Accordingly, Argentina’s need for a strong leader with a clear vision and a stable party would not have boded well for any Peronist winner, whether it had been Scioli or the farther right Sergio Massa of the FR, as the broad ideological struggles over the depth and type of proper government intervention in the market undermines their movement and serves as a distraction to actual governance. The difference of opinion between fellow Peronists is far less than that of any given Peronist and non-Peronist politicians like Macri; compromise between the PJ and FR should come naturally. However, history complicates this seemingly simple picture of an ideology that is fracturing itself.

Scioli narrowly won last Sunday on October 25. Due to a split within Peronism that divided votes between Scioli and Massa the margin of victory could have been substantially higher and sufficient to avoid a run-off election. Notwithstanding the recent victory and Scioli’s attractive odds for winning again on November 22, staying relevant in the 21st century will require Peronists to move back towards the center of the political spectrum and start consolidating their ideology. The tightness of the race reveals the challenges faced by Peronism. In spite of Cristina Fernandez de Kirchner’s endorsement, Scioli failed to garner 45 percent of the popular vote and win the election outright.3 In a remarkably close preliminary election with 84 percent of the polling stations reporting, Scioli won 35.7 percent of the vote and Macri took 35.3 percent.4

Defining Peronism

Current Peronist leaders, who share a common political mythos, define Peronism in a variety of ways. Broadly speaking, it is the populist ideology that fought back against foreign imperialism in the mid twentieth century before its founder Juan Peron was overthrown by the military. Agreeing on its details can prove to be a contentious process. Yet, across the board some commonalities remain, including the social classes and regions that they can count on for their support. Carlos Menem’s conservative platform in 1995 and Kirchner’s liberal platform in 2011 drew heavily from the same base.5 Both Menem and Kirchner won landslide victories around the industrial belts of Rosario, Córdoba, and Buenos Aires. Poorer, conservative, and rural interior provinces have also gone for Peronists consistently for the past thirty years.6 Edward L. Gibson has described the Peronists as a “two-headed party with a progressive urban and a more conservative rural base.”7 The redistribution that has characterized Kirchner’s two terms in office, which was a carryover from her husband’s 2003 presidential term, has required high levels of public spending.8 While these policies have increased Kirchner’s popular political support, especially when they are coupled with Kirchner’s devaluation of the peso they have also brought the threat of uncontrollable inflation.
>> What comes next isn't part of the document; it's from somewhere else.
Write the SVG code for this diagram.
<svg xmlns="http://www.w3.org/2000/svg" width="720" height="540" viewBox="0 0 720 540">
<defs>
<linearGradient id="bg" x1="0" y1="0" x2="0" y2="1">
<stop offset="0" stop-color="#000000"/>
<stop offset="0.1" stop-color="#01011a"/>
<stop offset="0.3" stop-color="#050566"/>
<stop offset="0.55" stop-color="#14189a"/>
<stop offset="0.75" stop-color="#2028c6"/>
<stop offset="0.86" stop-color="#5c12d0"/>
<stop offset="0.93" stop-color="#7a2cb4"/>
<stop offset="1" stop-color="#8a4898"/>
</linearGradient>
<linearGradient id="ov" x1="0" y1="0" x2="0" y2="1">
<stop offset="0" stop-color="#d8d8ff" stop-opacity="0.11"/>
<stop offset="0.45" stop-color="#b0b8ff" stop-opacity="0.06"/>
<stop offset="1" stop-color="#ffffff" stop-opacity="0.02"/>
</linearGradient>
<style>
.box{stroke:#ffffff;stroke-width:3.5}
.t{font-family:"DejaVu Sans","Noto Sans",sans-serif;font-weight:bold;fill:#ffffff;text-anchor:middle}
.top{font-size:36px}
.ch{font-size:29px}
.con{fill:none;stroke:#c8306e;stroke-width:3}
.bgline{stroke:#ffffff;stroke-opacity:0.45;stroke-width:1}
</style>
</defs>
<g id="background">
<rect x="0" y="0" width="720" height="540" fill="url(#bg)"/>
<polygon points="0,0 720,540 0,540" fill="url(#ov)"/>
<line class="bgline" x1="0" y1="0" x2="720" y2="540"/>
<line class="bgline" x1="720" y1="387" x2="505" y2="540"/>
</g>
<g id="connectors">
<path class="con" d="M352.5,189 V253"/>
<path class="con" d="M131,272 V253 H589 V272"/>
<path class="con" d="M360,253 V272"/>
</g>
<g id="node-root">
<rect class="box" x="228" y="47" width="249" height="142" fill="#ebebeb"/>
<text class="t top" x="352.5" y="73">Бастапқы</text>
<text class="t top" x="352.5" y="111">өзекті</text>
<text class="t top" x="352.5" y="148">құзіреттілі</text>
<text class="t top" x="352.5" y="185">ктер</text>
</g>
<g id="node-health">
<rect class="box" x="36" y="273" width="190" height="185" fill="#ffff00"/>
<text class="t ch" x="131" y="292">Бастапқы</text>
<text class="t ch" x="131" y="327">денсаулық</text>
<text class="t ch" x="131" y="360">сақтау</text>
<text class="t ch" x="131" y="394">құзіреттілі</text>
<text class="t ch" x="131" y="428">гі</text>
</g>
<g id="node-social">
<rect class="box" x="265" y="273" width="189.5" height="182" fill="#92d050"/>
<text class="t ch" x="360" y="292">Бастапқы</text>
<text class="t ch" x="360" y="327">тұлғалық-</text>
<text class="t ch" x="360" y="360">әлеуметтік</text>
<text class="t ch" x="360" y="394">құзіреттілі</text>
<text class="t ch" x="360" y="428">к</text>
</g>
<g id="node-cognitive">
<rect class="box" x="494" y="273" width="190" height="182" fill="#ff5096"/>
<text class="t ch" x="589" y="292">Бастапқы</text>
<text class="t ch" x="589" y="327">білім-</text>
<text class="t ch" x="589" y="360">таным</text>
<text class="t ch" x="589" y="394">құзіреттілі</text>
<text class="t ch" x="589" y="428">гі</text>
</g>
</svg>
Kirchner’s distinctly leftist twist on Peronism is the main source of the ongoing split between mainstream Peronism and Dissident Peronism.
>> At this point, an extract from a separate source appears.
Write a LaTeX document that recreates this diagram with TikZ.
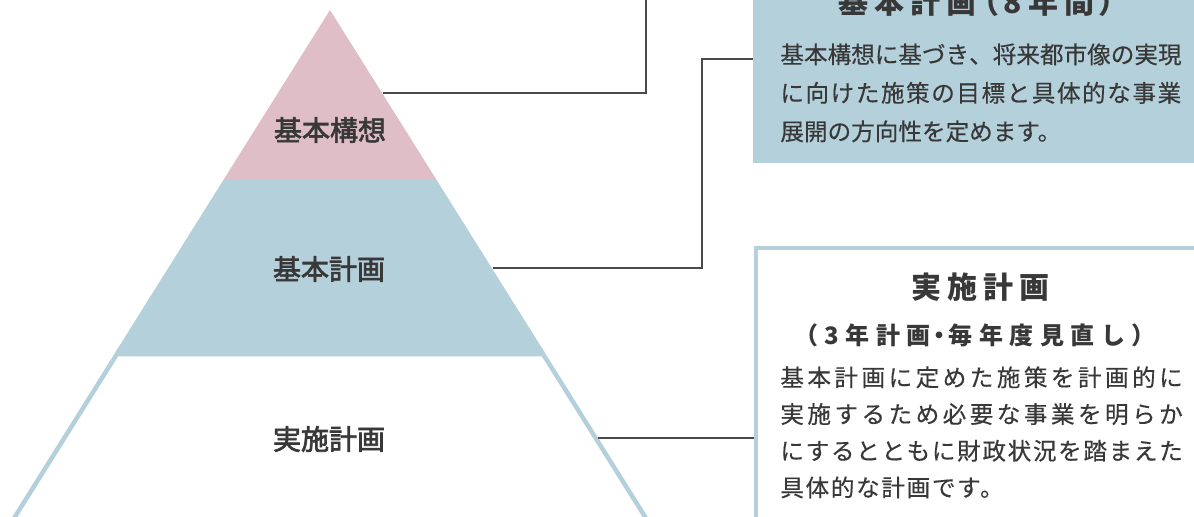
\documentclass[tikz,border=0pt]{standalone}
\usepackage{fontspec}
\setmainfont{Noto Sans CJK JP}[FakeBold=0.3]
\newfontfamily\headfont[LetterSpace=20, RawFeature=+palt]{Noto Sans CJK JP}
\newfontfamily\subfont[LetterSpace=27]{Noto Sans CJK JP}
\newfontfamily\trackfont[LetterSpace=7, FakeBold=0.3]{Noto Sans CJK JP}
\newfontfamily\tierfont[FakeBold=2.5]{Noto Sans CJK JP}
\usetikzlibrary{positioning}
\definecolor{tierpink}{HTML}{DFBEC8}
\definecolor{tierblue}{HTML}{B4D0DB}
\definecolor{inkgray}{HTML}{383838}
\definecolor{linegray}{HTML}{4A4A4A}
% one justified line: characters spread over a fixed width
\ExplSyntaxOn
\NewDocumentCommand \spreadline { m m }
  { \hbox_to_wd:nn {#1} { \tl_map_inline:nn {#2} { ##1 \hfil } \unskip } }
\ExplSyntaxOff
\newcommand\narrowdot{{\addfontfeatures{RawFeature=+palt}\hspace{1.5pt}・\hspace{1.5pt}}}
\tikzset{
  tierlabel/.style={font=\tierfont\fontsize{14}{16}\selectfont, text=inkgray, inner sep=0pt},
  leader/.style={draw=linegray, line width=0.75pt},
  bodytext/.style={text=inkgray, inner sep=0pt, align=left, anchor=north west},
  headtext/.style={text=inkgray, inner sep=0pt, font=\headfont\bfseries\fontsize{15}{18}\selectfont},
  subhead/.style={text=inkgray, inner sep=0pt, font=\subfont\bfseries\fontsize{12}{14}\selectfont},
}
\begin{document}
\begin{tikzpicture}[x=0.5pt, y=-0.5pt]
    \useasboundingbox (0,0) rectangle (1194,517);
    \clip (0,0) rectangle (1194,517);
    % pyramid
    \coordinate (apex) at (330,10);
    \coordinate (baseL) at (-39.9,600);
    \coordinate (baseR) at (699.9,600);
    \begin{scope}
        \clip (apex) -- (baseL) -- (baseR) -- cycle;
        \draw[tierblue, line width=4.5pt] (baseL) -- (115.6,352) -- (544.4,352) -- (baseR);
    \end{scope}
    \fill[tierblue] (224,179) -- (436,179) -- (544.4,352) -- (115.6,352) -- cycle;
    \fill[tierpink] (apex) -- (224,179) -- (436,179) -- cycle;
    \node[tierlabel] (kousou) at (330,130) {基本構想};
    \node[tierlabel] (kihon) at (329,269) {基本計画};
    \node[tierlabel] (jisshi) at (329,439) {実施計画};
    % boxes
    \node[fill=tierblue, inner sep=0pt, anchor=north west, minimum width=230pt, minimum height=91.5pt] (plan) at (753,-20) {};
    \node[draw=tierblue, fill=white, line width=2pt, inner sep=0pt, anchor=north west, minimum width=250pt, minimum height=150pt] (exec) at (754,246) {};
    \node[headtext] (planhead) at (977,2) {基本計画（8年間）};
    \node[bodytext, font=\fontsize{11.8}{19.25}\selectfont] (plantext) at (780,43)
        {\spreadline{200.4pt}{基本構想に基づき、将来都市像の実現}\\
         \spreadline{200.4pt}{に向けた施策の目標と具体的な事業}\\
         展開の方向性を定めます。};
    \node[headtext] (exechead) at (980,287) {実施計画};
    \node[subhead] (execsub) at (975,335) {（3年計画\narrowdot 毎年度見直し）};
    \node[bodytext, font=\trackfont\fontsize{11.8}{18.35}\selectfont] (exectext) at (780,366)
        {\spreadline{201.2pt}{基本計画に定めた施策を計画的に}\\
         \spreadline{201.2pt}{実施するため必要な事業を明らか}\\
         \spreadline{201.2pt}{にするとともに財政状況を踏まえた}\\
         具体的な計画です。};
    % leaders
    \coordinate (k1) at (383,93);
    \coordinate (k1top) at (646,-5);
    \coordinate (k2) at (493,268);
    \coordinate (k2turn) at (702,59);
    \coordinate (k3) at (598,438);
    \draw[leader] (k1) -| (k1top);
    \draw[leader] (k2) -| (k2turn) -- (k2turn -| plan.west);
    \draw[leader] (k3) -- (k3 -| exec.west);
\end{tikzpicture}
\end{document}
If mainstream Kirchnerist Peronism and Dissident Peronism cannot reconcile their differences soon, by the next election cycle their public split could open the path for non-Peronist parties to dominate Argentinian politics. The presumption that Scioli, who Kirchner endorsed as her successor and the nominee of the PJ, will win and will preserve Peronism in the short-term is a safe one, given the lead that he enjoyed in the polls throughout the summer and his performance on Sunday.9 On the other hand, Macri (a non-Peronist) and Massa (the leader of the Dissident Peronists) have been consistently polling in second and third place, respectively, which is exactly how they performed in the preliminary election. Essentially, between polling data collected over the past year and the candidates’ actual performance in the recent election, the electoral math still favors the PJ for November 22. A broader look at Argentinian politics, however, shows that growing support for Macri and his Propuesta Republicana is correlated with intensified divisions among Peronists. Further, Scioli’s performance on Sunday does not come close to the outright victory that Kirchner had in 2011, with 54 percent of the vote.10 It is plausible that the run-off could have been avoided had Scioli and Massa not competed for support from a similar base. Any Scioli victory will almost certainly lack the popular mandate that Kirchner had in both of her elections, signifying the growing problems that both Peronist parties will have as newer parties emerge to exploit their conflicts. Governing will also prove to be more challenging without the bully pulpit that a clear victory provides. A return to the pre-2005 political order, where Peronists were united in a single party, might be too much to expect. Without some political consolidation, prospects for continued Peronist domination of Argentina are murky, but are still a possibility.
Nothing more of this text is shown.